AI Search UX for Large Wikis
A large wiki needs guided discovery. Visitors may not know whether they need setup, memory, tools, security, automation, or troubleshooting.
When this matters
This page is for operators who want Rocky to produce usable work without turning the system into a mystery box. Use it when you need a practical path, a clear verification step, and a boundary between suggestion and action.
The operating pattern
- Support plain language. Rank pages by title, tags, category, summary, and practical intent.
- Add process chips. Offer common goals like start here, fix a problem, connect tools, or stay secure.
- Show instant previews. Return titles, categories, and summaries before navigation.
- Keep article search compact. Inside pages, search should be available but not dominate the reading flow.

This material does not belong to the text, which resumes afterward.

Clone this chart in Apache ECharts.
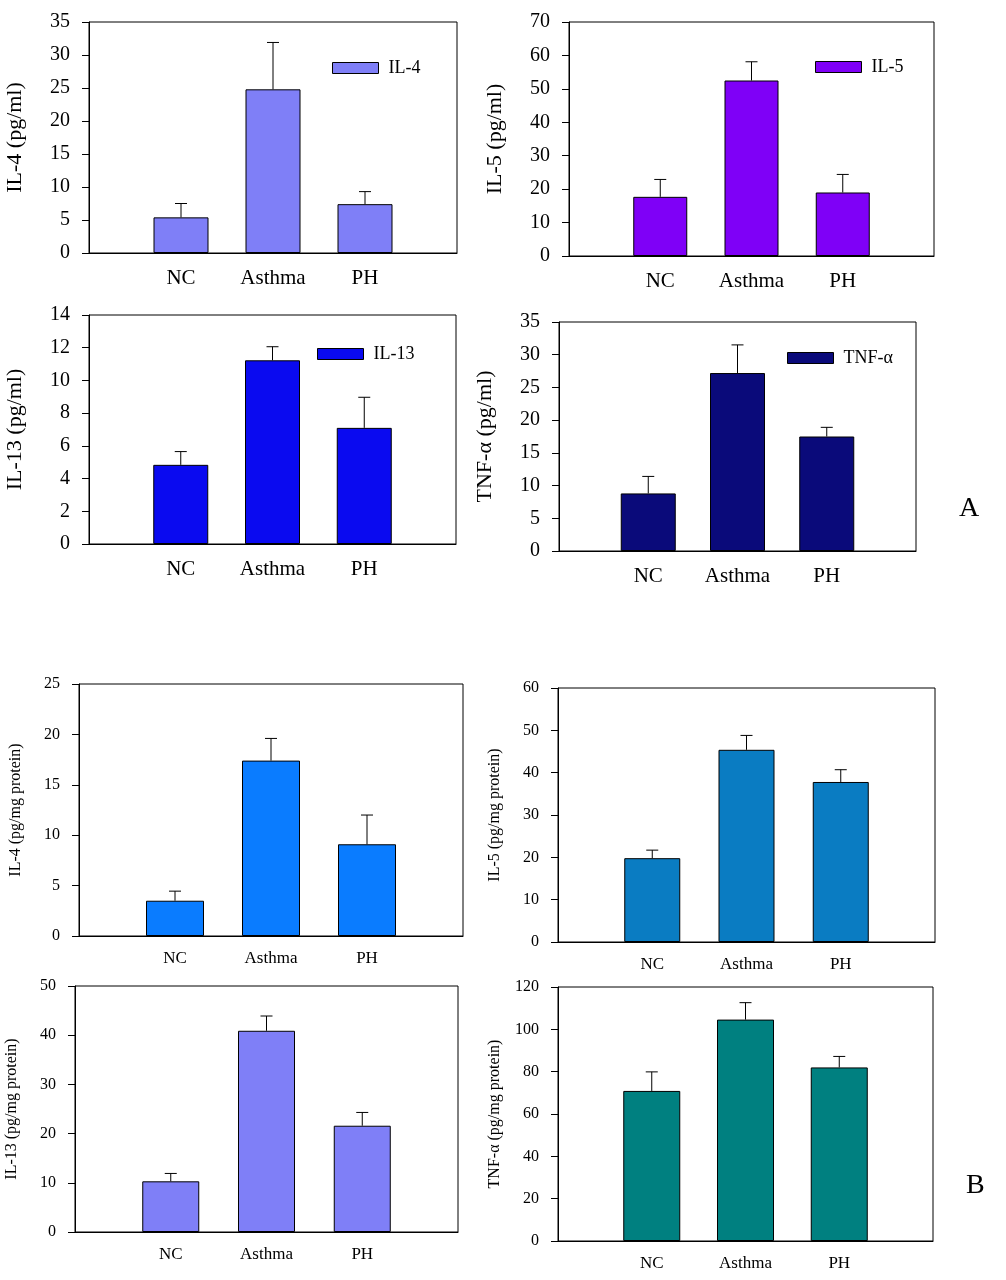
<!DOCTYPE html>
<html><head><meta charset="utf-8">
<script src="https://cdn.jsdelivr.net/npm/echarts@6/dist/echarts.min.js"></script>
<style>html,body{margin:0;padding:0;background:#fff}#c{width:1006px;height:1280px}</style>
</head><body><div id="c"></div>
<script>
const categories = ['NC', 'Asthma', 'PH'];

const il4Serum = [5.4, 24.8, 7.4];
const il4SerumErr = [2.1, 7.1, 1.9];
const il5Serum = [17.7, 52.5, 19.0];
const il5SerumErr = [5.2, 5.6, 5.4];
const il13Serum = [4.84, 11.23, 7.1];
const il13SerumErr = [0.81, 0.83, 1.87];
const tnfSerum = [8.8, 27.2, 17.5];
const tnfSerumErr = [2.6, 4.3, 1.4];

const il4Tissue = [3.5, 17.4, 9.1];
const il4TissueErr = [0.95, 2.2, 2.9];
const il5Tissue = [19.8, 45.4, 37.8];
const il5TissueErr = [1.9, 3.4, 2.9];
const il13Tissue = [10.3, 40.9, 21.6];
const il13TissueErr = [1.6, 3.0, 2.7];
const tnfTissue = [70.9, 104.6, 82.0];
const tnfTissueErr = [9.0, 8.0, 5.2];

const yTicks = {
  il4Serum: [0, 35, 5], il5Serum: [0, 70, 10], il13Serum: [0, 14, 2], tnfSerum: [0, 35, 5],
  il4Tissue: [0, 25, 5], il5Tissue: [0, 60, 10], il13Tissue: [0, 50, 10], tnfTissue: [0, 120, 20]
};

const FONT = 'Liberation Serif';
const panels = [
  {name: 'IL-4', title: 'IL-4 (pg/ml)', vals: il4Serum, errs: il4SerumErr, ticks: yTicks.il4Serum, color: '#7f7ff7',
   grid: {left: 89, top: 22, width: 368, height: 231}, bw: 55, big: true, legend: {left: 332, top: 59}},
  {name: 'IL-5', title: 'IL-5 (pg/ml)', vals: il5Serum, errs: il5SerumErr, ticks: yTicks.il5Serum, color: '#7f00f7',
   grid: {left: 569, top: 22, width: 365, height: 234}, bw: 54, big: true, legend: {left: 815, top: 58}},
  {name: 'IL-13', title: 'IL-13 (pg/ml)', vals: il13Serum, errs: il13SerumErr, ticks: yTicks.il13Serum, color: '#0a0af0',
   grid: {left: 89, top: 315, width: 367, height: 229}, bw: 55, big: true, legend: {left: 317, top: 345}},
  {name: 'TNF-α', title: 'TNF-α (pg/ml)', vals: tnfSerum, errs: tnfSerumErr, ticks: yTicks.tnfSerum, color: '#0a0a7a',
   grid: {left: 559, top: 322, width: 357, height: 229}, bw: 55, big: true, legend: {left: 787, top: 349}},
  {name: 'IL-4 tissue', title: 'IL-4 (pg/mg protein)', vals: il4Tissue, errs: il4TissueErr, ticks: yTicks.il4Tissue, color: '#0a7cff',
   grid: {left: 79, top: 684, width: 384, height: 252}, bw: 58, big: false},
  {name: 'IL-5 tissue', title: 'IL-5 (pg/mg protein)', vals: il5Tissue, errs: il5TissueErr, ticks: yTicks.il5Tissue, color: '#0a7cc2',
   grid: {left: 558, top: 688, width: 377, height: 254}, bw: 56, big: false},
  {name: 'IL-13 tissue', title: 'IL-13 (pg/mg protein)', vals: il13Tissue, errs: il13TissueErr, ticks: yTicks.il13Tissue, color: '#7f7ff7',
   grid: {left: 75, top: 986, width: 383, height: 246}, bw: 57, big: false},
  {name: 'TNF-α tissue', title: 'TNF-α (pg/mg protein)', vals: tnfTissue, errs: tnfTissueErr, ticks: yTicks.tnfTissue, color: '#008080',
   grid: {left: 558, top: 987, width: 375, height: 254}, bw: 57, big: false}
];

const axisCats = [''].concat(categories, ['']);
const grids = [], xAxes = [], yAxes = [], series = [], legends = [];

panels.forEach((p, i) => {
  grids.push(Object.assign({show: true, borderColor: '#000', borderWidth: 1, backgroundColor: 'transparent'}, p.grid));
  xAxes.push({
    type: 'category', gridIndex: i, data: axisCats, boundaryGap: false,
    axisLine: {lineStyle: {color: '#000', width: 1}}, axisTick: {show: false},
    axisLabel: {color: '#000', fontFamily: FONT, fontSize: p.big ? 21 : 17, margin: p.big ? 15 : 14, interval: 0}
  });
  yAxes.push({
    type: 'value', gridIndex: i, min: p.ticks[0], max: p.ticks[1], interval: p.ticks[2],
    name: p.title, nameLocation: 'middle', nameGap: p.big ? 63 : 55,
    nameTextStyle: {color: '#000', fontFamily: FONT, fontSize: p.big ? 22 : 16},
    axisLine: {show: true, lineStyle: {color: '#000', width: 1}},
    axisTick: {show: true, inside: false, length: 7, lineStyle: {color: '#000'}},
    splitLine: {show: false},
    axisLabel: {color: '#000', fontFamily: FONT, fontSize: p.big ? 20 : 16, margin: 19}
  });
  series.push({
    type: 'bar', name: p.name, xAxisIndex: i, yAxisIndex: i, barWidth: p.bw,
    itemStyle: {color: p.color, borderColor: '#000', borderWidth: 1},
    data: [null].concat(p.vals, [null])
  });
  series.push({
    type: 'custom', name: p.name + ' err', xAxisIndex: i, yAxisIndex: i, z: 3,
    data: p.vals.map((v, k) => [k + 1, v, v + p.errs[k]]),
    renderItem: function (params, api) {
      const base = api.coord([api.value(0), api.value(1)]);
      const top = api.coord([api.value(0), api.value(2)]);
      const hw = 6;
      return {
        type: 'group', children: [
          {type: 'line', shape: {x1: base[0], y1: base[1], x2: top[0], y2: top[1]}, style: {stroke: '#000', lineWidth: 1}},
          {type: 'line', shape: {x1: top[0] - hw, y1: top[1], x2: top[0] + hw, y2: top[1]}, style: {stroke: '#000', lineWidth: 1}}
        ]
      };
    }
  });
  if (p.legend) {
    legends.push({
      data: [p.name], left: p.legend.left, top: p.legend.top, padding: 0, orient: 'horizontal',
      itemWidth: 46, itemHeight: 11, selectedMode: false, icon: 'rect',
      itemStyle: {borderColor: '#000', borderWidth: 1},
      textStyle: {color: '#000', fontFamily: FONT, fontSize: 18, padding: [0, 0, 0, 5]}
    });
  }
});

const chart = echarts.init(document.getElementById('c'), null, {renderer: 'canvas'});
chart.setOption({
  animation: false,
  backgroundColor: '#fff',
  grid: grids, xAxis: xAxes, yAxis: yAxes, series: series, legend: legends,
  graphic: [
    {type: 'text', left: 959, top: 495, style: {text: 'A', font: '28px "Liberation Serif"', fill: '#000'}},
    {type: 'text', left: 966, top: 1172, style: {text: 'B', font: '28px "Liberation Serif"', fill: '#000'}}
  ]
});
</script></body></html>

- Measure gaps. No-result searches are topic ideas.
Pre-flight checklist
- Search accepts symptoms and goals
- Results are visibly ranked
- Chips help beginners start
- No-result state suggests alternatives
- Mobile search is easy to use
Common failure modes
- Keyword-only thinking: Users often search with goals, not official labels.
- Huge scroll walls: A list of 200 pages without guidance feels like clutter.
- Hidden search: On a wiki homepage, search should be obvious.
Verification
A page is not done because it was drafted. Verify the source, run the workflow, inspect the output, and record what changed. If a step touches money, customers, accounts, permissions, or private data, keep it behind an explicit human approval gate.